Nun, die Europäer könnten weiterhin ihre Sanktionen aussetzen. Aber sie sind natürlich auch gut beraten, nicht zuletzt wegen der transatlantischen Beziehungen, die kritischen Punkte des Abkommens anzusprechen. Aber das wird ein schwieriges Unterfangen. Und es gibt kritische Punkte, insbesondere, dass das Raketenprogramm nicht inbegriffen ist.
Sehen Sie keine Möglichkeit, das Abkommen beizubehalten und trotzdem nachzubessern?
Das ist sehr schwierig, weil die Iraner ohne die Amerikaner keinen Anreiz zu neuen Vereinbarungen haben. Für sie hat sich gezeigt, dass das Papier nichts wert ist.
Ist denn Nachbesserung gar keine Option?
Wenn es eine solche Möglichkeit gibt, dann jene, die der französische Präsident Emmanuel Macron ins Spiel gebracht hat, wonach man einen neuen Vertrag anpeilt. Darin soll dann sowohl die Beschränkung des Raketenprogramms auf den Tisch kommen als auch die Machtrolle des Iran in der Region – das heisst im Irak, in Syrien, im Jemen und anderswo. Denn das ist das, was berechtigterweise auch von Israel als eine Bedrohung wahrgenommen wird.
Wie beurteilen Sie die Chancen einer solchen Nachbesserung?
Das wird sehr, sehr schwierig.

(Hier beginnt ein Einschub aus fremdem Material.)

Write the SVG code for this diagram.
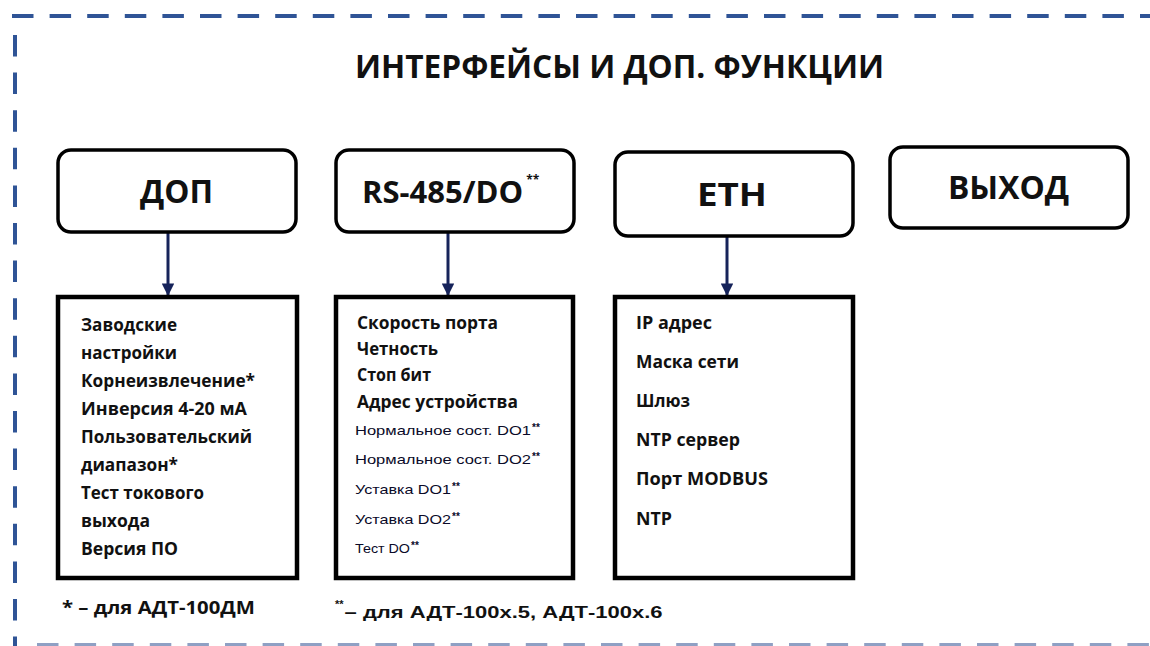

Denn Iran hat wenig Anreize und es gibt starke Kräfte im Land, die lieber heute als morgen wieder zum Atomprogramm übergehen wollen. Und die sich auch die Machtposition in der Region nicht wegverhandeln lassen wollen. Das gleiche gilt für das Raketenprogramm. Dieses ist ein wichtiger Faktor für die Revolutionsgarde, für das Militär, und insofern ist das hartes Brot für Leute, die etwas verhandeln wollen.
Es dürfte ungefähr ein Jahr dauern, bis der Iran Atomwaffen bauen könnte.
Gibt es keine Alternativen?
Wenn man das Abkommen nicht mehr einhält, wenn sich Amerika aus dem Abkommen zurückzieht, dann ist die Gefahr einer Eskalation durchaus gegeben. Dann wird auch Iran sich schleichend zurückziehen und auch Saudi-Arabien wird darauf reagieren. Dann besteht auch die Möglichkeit, dass die Trump-Administration sich überlegt, militärisch gegen das Atomprogramm vorzugehen. Es gibt also eine ganze Fülle von Gefahren, die damit verbunden sind.
Wie nah war Iran am Bau der Atomwaffe?
Dazu ist Quellenlage nicht ganz eindeutig. Sie haben Trägersysteme mit ungefähr 1000 Kilometer Reichweite, die mit Atomsprengköpfen bestückt werden könnten. Sie haben das Wissen, wie man solche Sprengköpfe baut. Und sie haben die Fähigkeit und das Wissen, Uran anzureichern. Die Einschätzungen variieren etwas, es dürfte ungefähr ein Jahr dauern, bis der Iran Atomwaffen bauen könnte.
Das Gespräch führte Pasquale Ferrara.